I disagree. I dont think the tank pressuure will get over 205psi if both valves are accurately calibrated. Tank pressure hits 100. Valve opens. And fills the cavity between both valves to 100psi. Then valve closes. It happens again with a 100psi difference from inlet to outlet which would be 200psi. At that point the second valve opens due to 200psi difference. That then drops pressure in the pipe between the 2 valves which would keep the 100psi valve open. If the 200psi didn't open then yea the first valve would have to see 300 psi to open. Once the pipe in between was at 200. But at 200 the 2nd valve should open draining that pipe and thus releaving pressure. I don't know about super accurate valves. But i have never seen one that opened at 100psi and closed at 99psi. Most i know of don't close until pressure as dropped about 50%. . As such the 2nd valve would close at about 100psi, leaving that in the pipe. Which actually may leave 1st valve open. If it does close it would open again at 200 psi starting the whole process again. Unless I missed where the 2nd valve doesn't vent to atmosphere (open tank).

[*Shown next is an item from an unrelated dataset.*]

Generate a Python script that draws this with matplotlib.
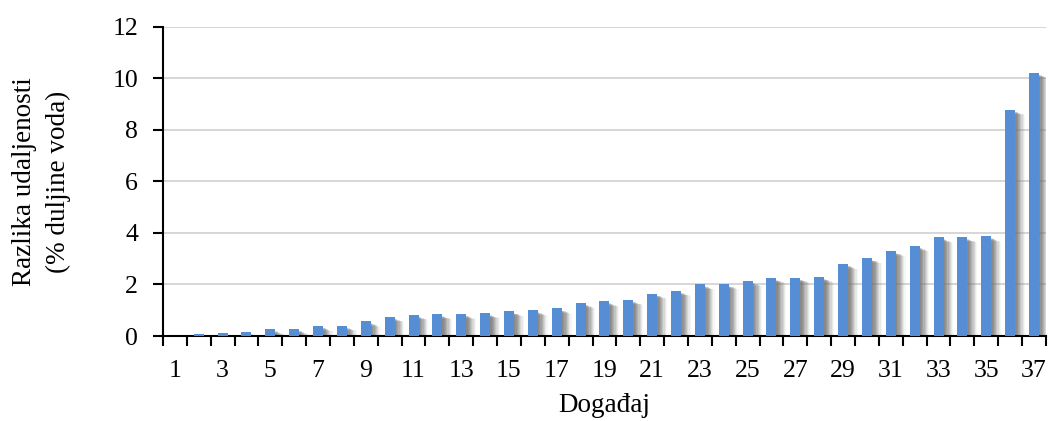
import numpy as np
import matplotlib.pyplot as plt

# podaci (očitani sa slike)
dogadaji = list(range(1, 38))
razlika = [0.01, 0.08, 0.10, 0.14, 0.26, 0.28, 0.39, 0.40, 0.57, 0.75,
           0.83, 0.85, 0.86, 0.89, 0.97, 1.00, 1.07, 1.29, 1.35, 1.41,
           1.65, 1.76, 2.01, 2.02, 2.14, 2.25, 2.27, 2.29, 2.80, 3.03,
           3.30, 3.50, 3.83, 3.84, 3.87, 8.79, 10.22]
xtick_labels = [str(d) if d % 2 == 1 else "" for d in dogadaji]

plt.rcParams['font.family'] = ['Liberation Serif', 'DejaVu Serif']

fig = plt.figure(figsize=(10.48, 4.21), dpi=100)
ax = fig.add_axes([0.1555, 0.2019, 0.8425, 0.7341])

x = np.arange(len(dogadaji))
sirina = 0.42
vis = np.array(razlika)

# sjena stupaca (mekana, pomaknuta udesno i malo dolje)
for dx, a in [(0.06, 0.25), (0.11, 0.25), (0.16, 0.24), (0.21, 0.22),
              (0.26, 0.18), (0.31, 0.14), (0.36, 0.1), (0.41, 0.06)]:
    ax.bar(x + dx, np.maximum(vis - 0.06 - 0.35 * dx, 0), width=sirina,
           color='#707070', alpha=a, linewidth=0, zorder=2)

ax.bar(x, razlika, width=sirina, color='#558ED5', linewidth=0, zorder=3)

ax.set_xlim(-0.5, len(dogadaji) - 0.5)
ax.set_ylim(0, 12)
ax.set_yticks(np.arange(0, 13, 2))
ax.yaxis.grid(True, color='#D0D0D0', linewidth=1.2, zorder=0)
ax.set_axisbelow(True)

ax.set_xticks(x)
ax.set_xticklabels(xtick_labels)
ax.set_xticks(np.arange(-0.5, len(dogadaji), 1), minor=True)
ax.tick_params(axis='x', which='major', length=0, pad=17, labelsize=18.5)
ax.tick_params(axis='x', which='minor', length=7, width=1.5, direction='out')
ax.tick_params(axis='y', length=7, width=1.5, direction='out', labelsize=18.5, pad=11)

for s in ['top', 'right']:
    ax.spines[s].set_visible(False)
ax.spines['left'].set_linewidth(1.5)
ax.spines['bottom'].set_linewidth(1.5)

ax.set_ylabel("Razlika udaljenosti\n(% duljine voda)", fontsize=19.5, labelpad=30,
              linespacing=1.45)
ax.set_xlabel("Događaj", fontsize=19.5, labelpad=8)

fig.savefig("out.png", dpi=100)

For the purposes here, no atmospheric venting. You and Sean both give eloquent examples. Upon reflection, I believe some extra information is needed. First, the particulars of beer brewing can be ignored; this is strictly a question of pressure within the described system. Second, perversely enough in an age of precise digital control, the valves in question are controlled soley by
springs. An adjustable mechanism (screw agaist fulcrum) allows the valves to be calibrated to "open" (definition? Just
craaaack open @ rated pressure!) Springs are flexible pieces of metal annealed and tempered to have an increased modulus of elasticity, and exhibit an exponential response to increasing stress. I didn't consider this at first. Additionally, I realized there is another missing variable in this discussion: flow rate, which I'm guessing will be a function of pressure rise. The degree of valve opening will be a combination of flow AND pressure. Considering those nuggets, now let's look at the second valve: rated to open @200 psi, with line pressure hits 200 psi; the valve
strains against the spring, opening
juuust enough to maintain a line pressure
juuust below 200 psi, then closes.. Meanwhile, upstream, the first valve is seeing "downrange" pressures
juuust approaching 200 psi. Depending on how each valve responds to the flow/pressure gradient, the first valve will see what Sean calls "hotside" pressures
approaching 300 psi, the exact value of which depends on the overlapping behavior of two totally mechanical and
independent valve mechanisms. Ironically. some electricity and some solenoids, pressure sensors and some kind of logic circuit would solve this problem. The error I made was not considering the manner in which the valves open; I assumed they popped wide open, merrily ushering freshly brewed beer along its way until enough had passed, at which time each valve would snap closed and go back to the sports page and stale coffee. In truth, like most unsupervised non-skilled tasks, the valves function at low flow/efficiency, maintaining system pressures approaching, but not quite, the sum of the two valve ratings. Dangerously (you see this coming), if the fermentation tank sees a sudden spike in pressure because of a "sweet spot" in the fermentation cycle or increase in tank pressure, a system already on the edge of rated safe values can suddenly see a dangerous surge, especially if the connecting pipe can't allow the flow volume required to safely lower pressures. This is what I failed to consider before, and it highlights my biggest character flaw: the assumption that everyhing somebody else designs is optimally designed, ie, "how I would do it". In this case it led me to a completely erroneous, and dangerous, conclusion. Still can't believe this is the best it gets. On the bright side, it turns out that out intelligent control with system monitoring is what my buddy decided was the best option.